Other commonly used flags

Flag Type Notes
xla_dump_to String (filepath) The folder where pre-optimization HLO files and other artifacts will be placed (see XLA Tools).

TPU XLA flags

Flag Type Notes
xla_tpu_enable_data_parallel_all_reduce_opt Boolean (true/false) Optimization to increase overlap opportunities for DCN (data center networking) all-reduces used for data parallel sharding.
xla_tpu_data_parallel_opt_different_sized_ops Boolean (true/false) Enables pipelining of data parallel ops across multiple iterations even if their output sizes don't match what can be saved in place in the stacked variables.
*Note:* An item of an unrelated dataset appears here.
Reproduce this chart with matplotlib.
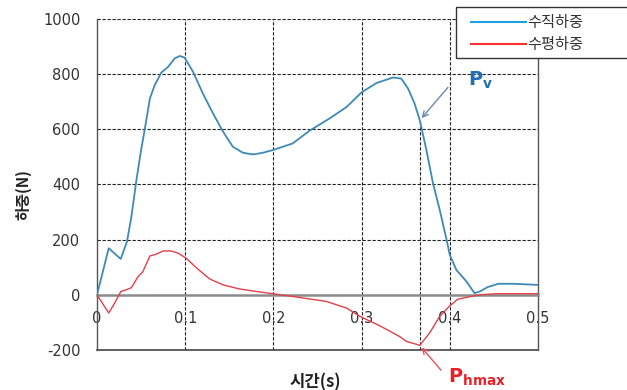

Can increase memory pressure.
xla_tpu_spmd_rng_bit_generator_unsafe Boolean (true/false) Whether to run RngBitGenerator HLO in a partitioned way, which is unsafe if deterministic results are expected with different shardings on different parts of the computation.
xla_tpu_megacore_fusion_allow_ags Boolean (true/false) Allows fusing all-gathers with convolutions/all-reduces.
xla_tpu_enable_ag_backward_pipelining Boolean (true/false) Pipelines all-gathers (currently megascale all-gathers) backwards through scan loops.

GPU XLA flags

Flag Type Notes
xla_gpu_enable_latency_hiding_scheduler Boolean (true/false) This flag enables latency hiding schedulers to overlap asynchronous communication with computation efficiently. The default value is False.
xla_gpu_enable_triton_gemm Boolean (true/false) Use Triton-based matrix multiplication.
xla_gpu_graph_level Flag (0-3) The legacy flag for setting GPU graph level. Use xla_gpu_enable_command_buffer in new use cases. 0 = off; 1 = capture fusions and memcpys; 2 = capture gemms; 3 = capture convolutions.
xla_gpu_all_reduce_combine_threshold_bytes Integer (bytes) These flags tune when to combine multiple small AllGather / ReduceScatter / AllReduce into one big AllGather / ReduceScatter / AllReduce to reduce time spent on cross-device communication. For example, for the AllGather / ReduceScatter thresholds on a Transformer-based workload, consider tuning them high enough so as to combine at least a Transformer Layer’s weight AllGather / ReduceScatter. By default, the combine_threshold_bytes is set to 256.
xla_gpu_all_gather_combine_threshold_bytes Integer (bytes) See xla_gpu_all_reduce_combine_threshold_bytes above.
xla_gpu_reduce_scatter_combine_threshold_bytes Integer (bytes) See xla_gpu_all_reduce_combine_threshold_bytes above.
xla_gpu_enable_pipelined_all_gather Boolean (true/false) Enable pipelinling of all-gather instructions.
xla_gpu_enable_pipelined_reduce_scatter Boolean (true/false) Enable pipelinling of reduce-scatter instructions.
xla_gpu_enable_pipelined_all_reduce Boolean (true/false) Enable pipelinling of all-reduce instructions.
xla_gpu_enable_while_loop_double_buffering Boolean (true/false) Enable double-buffering for while loop.
xla_gpu_enable_all_gather_combine_by_dim Boolean (true/false) Combine all-gather ops with the same gather dimension or irrespective of their dimension.
xla_gpu_enable_reduce_scatter_combine_by_dim Boolean (true/false) Combine reduce-scatter ops with the same dimension or irrespective of their dimension.